## EXERCISE DIRECTIONS
Type out the complete listing below word for word, without its pictures.

## INFORMATION SUPPLIED
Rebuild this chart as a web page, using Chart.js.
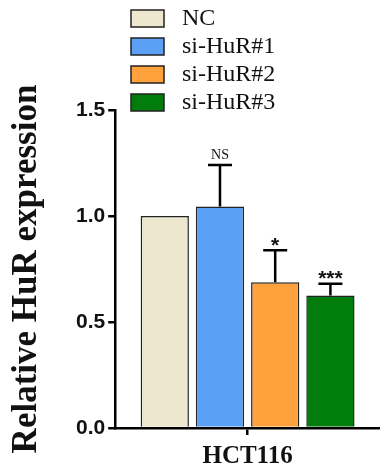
<!DOCTYPE html>
<html>
<head>
<meta charset="utf-8">
<script src="https://cdn.jsdelivr.net/npm/chart.js@4"></script>
<style>
  html, body { margin: 0; padding: 0; background: #fff; }
  #wrap { width: 380px; height: 473px; }
</style>
</head>
<body>
<div id="wrap"><canvas id="chart"></canvas></div>
<script>
const categories = ['HCT116'];
const groups = ['NC', 'si-HuR#1', 'si-HuR#2', 'si-HuR#3'];
const means = [1.0, 1.045, 0.688, 0.625];
const errors = [0, 0.195, 0.15, 0.055];
const marks = ['', 'NS', '*', '***'];
const yTicks = [0, 0.5, 1.0, 1.5];

const colors = ['#ECE7CE', '#5AA0F5', '#FFA13D', '#017D0E'];

// legend box stacked above the plot
const legendPlugin = {
    id: 'stackLegend',
    afterDraw(chart) {
        const ctx = chart.ctx;
        ctx.save();
        chart.data.datasets.forEach(function(ds, i) {
            const y = 10 + i * 28;
            ctx.fillStyle = ds.backgroundColor;
            ctx.strokeStyle = '#222';
            ctx.lineWidth = 1.5;
            ctx.fillRect(131, y, 33, 17);
            ctx.strokeRect(131, y, 33, 17);
            ctx.fillStyle = '#111';
            ctx.font = '24px "Liberation Serif", serif';
            ctx.textBaseline = 'middle';
            ctx.textAlign = 'left';
            ctx.fillText(ds.label, 182, y + 9);
        });
        ctx.restore();
    }
};

// error bars and significance marks
const errorPlugin = {
    id: 'errorBars',
    afterDatasetsDraw(chart) {
        const ctx = chart.ctx;
        const yScale = chart.scales.y;
        ctx.save();
        chart.data.datasets.forEach(function(ds, i) {
            const bar = chart.getDatasetMeta(i).data[0];
            const top = yScale.getPixelForValue(means[i] + errors[i]);
            if (errors[i] > 0) {
                ctx.strokeStyle = '#000';
                ctx.lineWidth = 2.5;
                ctx.beginPath();
                ctx.moveTo(bar.x, bar.y);
                ctx.lineTo(bar.x, top);
                ctx.moveTo(bar.x - 12, top);
                ctx.lineTo(bar.x + 12, top);
                ctx.stroke();
            }
            if (marks[i]) {
                ctx.fillStyle = '#111';
                ctx.textAlign = 'center';
                ctx.textBaseline = 'bottom';
                if (marks[i] === 'NS') {
                    ctx.font = '14px "Liberation Serif", serif';
                    ctx.fillText(marks[i], bar.x, top - 3);
                } else {
                    ctx.font = 'bold 21px "Liberation Sans", sans-serif';
                    ctx.fillText(marks[i], bar.x, top + 6);
                }
            }
        });
        ctx.restore();
    }
};

const ctx = document.getElementById('chart').getContext('2d');
new Chart(ctx, {
    type: 'bar',
    data: {
        labels: categories,
        datasets: groups.map(function(g, i) {
            return {
                label: g,
                data: [means[i]],
                backgroundColor: colors[i],
                borderColor: '#222',
                borderWidth: 1.5,
                categoryPercentage: 0.834,
                barPercentage: 0.874
            };
        })
    },
    options: {
        responsive: true,
        maintainAspectRatio: false,
        animation: false,
        layout: { padding: { top: 110, left: 6, right: 0, bottom: -6 } },
        plugins: {
            legend: { display: false },
            tooltip: { enabled: false }
        },
        scales: {
            x: {
                grid: { display: true, drawOnChartArea: false, offset: false, tickLength: 7, lineWidth: 2.5, color: '#000' },
                border: { display: true, color: '#000', width: 2.5 },
                ticks: { color: '#111', font: { family: '"Liberation Serif", serif', size: 25, weight: 'bold' }, padding: 7 }
            },
            y: {
                min: 0,
                max: 1.5,
                afterBuildTicks(axis) {
                    axis.ticks = yTicks.map(function(v) { return { value: v }; });
                },
                grid: { display: true, drawOnChartArea: false, tickLength: 7, lineWidth: 2.5, color: '#000' },
                border: { display: true, color: '#000', width: 2.5 },
                ticks: {
                    color: '#111',
                    padding: 3,
                    font: { family: '"Liberation Sans", sans-serif', size: 21, weight: 'bold' },
                    callback: function(v) { return Number(v).toFixed(1); }
                },
                title: {
                    display: true,
                    text: 'Relative HuR expression',
                    color: '#111',
                    font: { family: '"Liberation Serif", serif', size: 35, weight: 'bold' },
                    padding: { top: 0, bottom: 25 }
                }
            }
        }
    },
    plugins: [legendPlugin, errorPlugin]
});
</script>
</body>
</html>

## CORRECT RESPONSE
Rebuild this chart as a web page, using Chart.js.
<!DOCTYPE html>
<html>
<head>
<meta charset="utf-8">
<script src="https://cdn.jsdelivr.net/npm/chart.js@4"></script>
<style>
  html, body { margin: 0; padding: 0; background: #fff; }
  #wrap { width: 380px; height: 473px; }
</style>
</head>
<body>
<div id="wrap"><canvas id="chart"></canvas></div>
<script>
const categories = ['HCT116'];
const groups = ['NC', 'si-HuR#1', 'si-HuR#2', 'si-HuR#3'];
const means = [1.0, 1.045, 0.688, 0.625];
const errors = [0, 0.195, 0.15, 0.055];
const marks = ['', 'NS', '*', '***'];
const yTicks = [0, 0.5, 1.0, 1.5];

const colors = ['#ECE7CE', '#5AA0F5', '#FFA13D', '#017D0E'];

// legend box stacked above the plot
const legendPlugin = {
    id: 'stackLegend',
    afterDraw(chart) {
        const ctx = chart.ctx;
        ctx.save();
        chart.data.datasets.forEach(function(ds, i) {
            const y = 10 + i * 28;
            ctx.fillStyle = ds.backgroundColor;
            ctx.strokeStyle = '#222';
            ctx.lineWidth = 1.5;
            ctx.fillRect(131, y, 33, 17);
            ctx.strokeRect(131, y, 33, 17);
            ctx.fillStyle = '#111';
            ctx.font = '24px "Liberation Serif", serif';
            ctx.textBaseline = 'middle';
            ctx.textAlign = 'left';
            ctx.fillText(ds.label, 182, y + 9);
        });
        ctx.restore();
    }
};

// error bars and significance marks
const errorPlugin = {
    id: 'errorBars',
    afterDatasetsDraw(chart) {
        const ctx = chart.ctx;
        const yScale = chart.scales.y;
        ctx.save();
        chart.data.datasets.forEach(function(ds, i) {
            const bar = chart.getDatasetMeta(i).data[0];
            const top = yScale.getPixelForValue(means[i] + errors[i]);
            if (errors[i] > 0) {
                ctx.strokeStyle = '#000';
                ctx.lineWidth = 2.5;
                ctx.beginPath();
                ctx.moveTo(bar.x, bar.y);
                ctx.lineTo(bar.x, top);
                ctx.moveTo(bar.x - 12, top);
                ctx.lineTo(bar.x + 12, top);
                ctx.stroke();
            }
            if (marks[i]) {
                ctx.fillStyle = '#111';
                ctx.textAlign = 'center';
                ctx.textBaseline = 'bottom';
                if (marks[i] === 'NS') {
                    ctx.font = '14px "Liberation Serif", serif';
                    ctx.fillText(marks[i], bar.x, top - 3);
                } else {
                    ctx.font = 'bold 21px "Liberation Sans", sans-serif';
                    ctx.fillText(marks[i], bar.x, top + 6);
                }
            }
        });
        ctx.restore();
    }
};

const ctx = document.getElementById('chart').getContext('2d');
new Chart(ctx, {
    type: 'bar',
    data: {
        labels: categories,
        datasets: groups.map(function(g, i) {
            return {
                label: g,
                data: [means[i]],
                backgroundColor: colors[i],
                borderColor: '#222',
                borderWidth: 1.5,
                categoryPercentage: 0.834,
                barPercentage: 0.874
            };
        })
    },
    options: {
        responsive: true,
        maintainAspectRatio: false,
        animation: false,
        layout: { padding: { top: 110, left: 6, right: 0, bottom: -6 } },
        plugins: {
            legend: { display: false },
            tooltip: { enabled: false }
        },
        scales: {
            x: {
                grid: { display: true, drawOnChartArea: false, offset: false, tickLength: 7, lineWidth: 2.5, color: '#000' },
                border: { display: true, color: '#000', width: 2.5 },
                ticks: { color: '#111', font: { family: '"Liberation Serif", serif', size: 25, weight: 'bold' }, padding: 7 }
            },
            y: {
                min: 0,
                max: 1.5,
                afterBuildTicks(axis) {
                    axis.ticks = yTicks.map(function(v) { return { value: v }; });
                },
                grid: { display: true, drawOnChartArea: false, tickLength: 7, lineWidth: 2.5, color: '#000' },
                border: { display: true, color: '#000', width: 2.5 },
                ticks: {
                    color: '#111',
                    padding: 3,
                    font: { family: '"Liberation Sans", sans-serif', size: 21, weight: 'bold' },
                    callback: function(v) { return Number(v).toFixed(1); }
                },
                title: {
                    display: true,
                    text: 'Relative HuR expression',
                    color: '#111',
                    font: { family: '"Liberation Serif", serif', size: 35, weight: 'bold' },
                    padding: { top: 0, bottom: 25 }
                }
            }
        }
    },
    plugins: [legendPlugin, errorPlugin]
});
</script>
</body>
</html>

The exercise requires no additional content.